10. STOCKHOLDERS' EQUITY
Repurchase of Common Stock - The Company on December 15, 2000 acquired
1,781,133 shares of its Common Stock from Wise Partners, L.P. ("Wise") and
retired the shares. As a result, the Company's outstanding shares of common
stock have been reduced approximately 13%, to approximately 9.0 million shares
at December 31, 2000 from approximately 10.4 million shares at December 31,
1999. The Company acquired the shares for a purchase price of $0.09 per share,
which was significantly below the closing price of the Common Stock on December
15, 2000 of $0.40625 per share. Wise informed the Company that although Wise
believed the sales price to be far below the appropriate value for the stake, it
was selling the position in order to incur a tax loss during the year to offset
taxable gains recorded by the partnership and its partners. Jonathan Steinberg,
the Company's Chief Executive Officer, is the general partner of Wise and his
father is the limited partner.
Issuance of Preferred Stock - On December 2, 1998, the Company issued a
total of 10,000 shares of Series A Preferred Stock ("Series A Preferred Stock")

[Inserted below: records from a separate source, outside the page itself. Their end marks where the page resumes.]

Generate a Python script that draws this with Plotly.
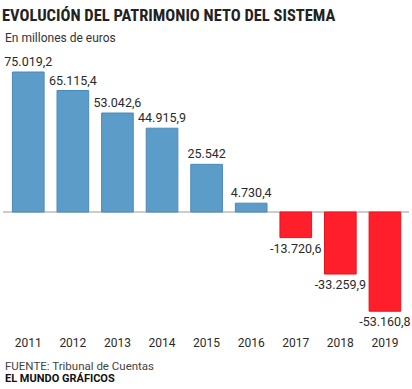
import plotly.graph_objects as go

years = ["2011", "2012", "2013", "2014", "2015", "2016", "2017", "2018", "2019"]
values = [75019.2, 65115.4, 53042.6, 44915.9, 25542, 4730.4, -13720.6, -33259.9, -53160.8]

title_text = "EVOLUCIÓN DEL PATRIMONIO NETO DEL SISTEMA"
subtitle_text = "En millones de euros"
source_text = "FUENTE: Tribunal de Cuentas"
credit_text = "EL MUNDO GRÁFICOS"

POS_FILL, POS_LINE = "#5b9cc9", "#4a8abb"
NEG_FILL, NEG_LINE = "#ff1f2b", "#e5141e"


def fmt(v):
    s = f"{abs(v):,.1f}" if v != int(v) else f"{abs(int(v)):,}"
    s = s.replace(",", "X").replace(".", ",").replace("X", ".")
    return ("-" if v < 0 else "") + s


labels = [fmt(v) for v in values]
fills = [POS_FILL if v >= 0 else NEG_FILL for v in values]
lines = [POS_LINE if v >= 0 else NEG_LINE for v in values]

W, H = 412, 389
T, B = 60, 64
plot_bottom = H - B
plot_h = H - T - B


def py(pix):
    return (plot_bottom - pix) / plot_h


fig = go.Figure(
    go.Bar(
        x=years,
        y=values,
        width=0.71,
        marker=dict(color=fills, line=dict(color=lines, width=1)),
        text=labels,
        textposition="outside",
        constraintext="none",
        textangle=0,
        textfont=dict(family="Roboto", size=12.5, color="#2a2a2a"),
        cliponaxis=False,
        hoverinfo="skip",
    )
)

fig.update_layout(
    width=W,
    height=H,
    margin=dict(l=3, r=3, t=T, b=B),
    paper_bgcolor="white",
    plot_bgcolor="white",
    showlegend=False,
    bargap=0.29,
    xaxis=dict(
        type="category",
        range=[-0.567, 8.54],
        showgrid=False,
        zeroline=False,
        showline=False,
        ticks="outside",
        ticklen=7,
        tickcolor="rgba(0,0,0,0)",
        tickfont=dict(family="Roboto", size=12, color="#2a2a2a"),
        fixedrange=True,
    ),
    yaxis=dict(
        range=[-60557, 81460],
        showgrid=False,
        showticklabels=False,
        zeroline=True,
        zerolinecolor="#cccccc",
        zerolinewidth=1.5,
        fixedrange=True,
    ),
    annotations=[
        dict(text=f"<b>{title_text}</b>", x=0, xref="paper", y=py(15), yref="paper",
             xanchor="left", yanchor="middle", showarrow=False, xshift=-3,
             font=dict(family="Liberation Sans Narrow, Roboto Condensed, sans-serif", size=16.5, color="#222")),
        dict(text=subtitle_text, x=0, xref="paper", y=py(38), yref="paper",
             xanchor="left", yanchor="middle", showarrow=False, xshift=0,
             font=dict(family="Roboto", size=12, color="#333")),
        dict(text=source_text, x=0, xref="paper", y=py(366), yref="paper",
             xanchor="left", yanchor="middle", showarrow=False, xshift=0,
             font=dict(family="Roboto", size=11.5, color="#444")),
        dict(text=f"<b>{credit_text}</b>", x=0, xref="paper", y=py(378), yref="paper",
             xanchor="left", yanchor="middle", showarrow=False, xshift=0,
             font=dict(family="Roboto", size=11, color="#111")),
    ],
)

fig.write_html("out.html")
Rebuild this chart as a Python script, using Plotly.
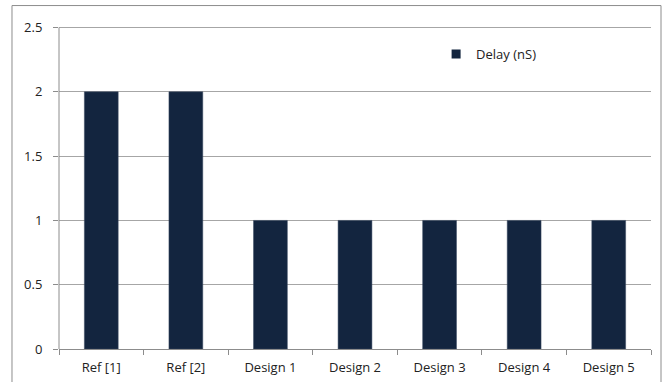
import plotly.graph_objects as go

categories = ["Ref [1]", "Ref [2]", "Design 1", "Design 2", "Design 3", "Design 4", "Design 5"]
delay_ns = [2, 2, 1, 1, 1, 1, 1]
series_name = "Delay (nS)"
y_ticks = [0, 0.5, 1, 1.5, 2, 2.5]
y_tick_labels = ["0", "0.5", "1", "1.5", "2", "2.5"]
y_max = 2.5

font_family = "Open Sans, Noto Sans, sans-serif"
bar_color = "#13253f"
grid_color = "#a6a6a6"

fig = go.Figure()
fig.add_trace(go.Bar(
    x=categories, y=delay_ns, name=series_name,
    marker=dict(color=bar_color, line=dict(color="#3a4a63", width=0.5)),
    showlegend=False,
))
# legend entry with a small square swatch
fig.add_trace(go.Scatter(
    x=[None], y=[None], mode="markers", name=series_name,
    marker=dict(symbol="square", size=9, color=bar_color),
    showlegend=True,
))

fig.update_layout(
    width=667, height=382,
    margin=dict(l=59, r=16, t=25, b=33),
    paper_bgcolor="white", plot_bgcolor="white",
    bargap=0.6,
    font=dict(family=font_family, size=13, color="#222"),
    showlegend=True,
    legend=dict(x=0.637, y=0.91, xanchor="left", yanchor="middle",
                bgcolor="rgba(0,0,0,0)", font=dict(size=13, color="#222"),
                itemwidth=30, itemsizing="trace"),
    xaxis=dict(
        showline=True, linecolor="#8c8c8c", linewidth=1,
        ticks="outside", tickson="boundaries", ticklen=5, tickcolor="#8c8c8c",
        showgrid=False, tickfont=dict(size=13, color="#222"),
        ticklabelstandoff=6, automargin=False,
    ),
    yaxis=dict(
        range=[0, 2.52], tickvals=y_ticks, ticktext=y_tick_labels,
        showline=False,
        ticks="outside", ticklen=5, tickcolor="#8c8c8c",
        showgrid=True, gridcolor=grid_color, gridwidth=1,
        zeroline=False, tickfont=dict(size=13, color="#222"),
        ticklabelstandoff=8, automargin=False,
    ),
    shapes=[
        dict(type="rect", xref="paper", yref="paper",
             x0=-0.0794, x1=1.0169, y0=-0.15, y1=1.06,
             line=dict(color="#8c8c8c", width=1), layer="below"),
        # y axis line from 0 up to the top tick only
        dict(type="line", xref="paper", yref="y",
             x0=0, x1=0, y0=0, y1=y_max,
             line=dict(color="#8c8c8c", width=1), layer="above"),
    ],
)

fig.write_html("out.html")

to two parties unrelated to the Company pursuant to Stock Purchase Agreements,
for an aggregate purchase price of $2.0 million. The Series A Preferred Stock
has a par value of $.01 per share and a stated value of $200 per share. The
Series A Preferred Stock is convertible into the Company's Common Stock at a
conversion price of $2.12 per share, subject to adjustment for stock splits,
recapitalizations, and the like. Any unconverted shares will be subject to
mandatory conversion into the Company's Common Stock on December 31, 2003. The
Series A Preferred Stock will be entitled to receive a cumulative ten percent
(10%) per annum cash dividend, payable annually on December 31 of each year,
commencing December 31, 1999, or, if earlier, upon conversion of the shares of
Series A Preferred Stock. The Series A Preferred Stock shall have a liquidation
preference of $200 per share plus any accrued and unpaid dividends. Shares of
Common Stock into which the Series A Preferred Stock may be converted were
registered for resale in October 1999. On September 21, 2000, 2,120 shares
Series A Preferred Stock were converted at the conversion price of $2.12 per
share into 200,000 shares of Common Stock. At December 31, 2000, 7,880 shares of
Series A Preferred Stock remained outstanding.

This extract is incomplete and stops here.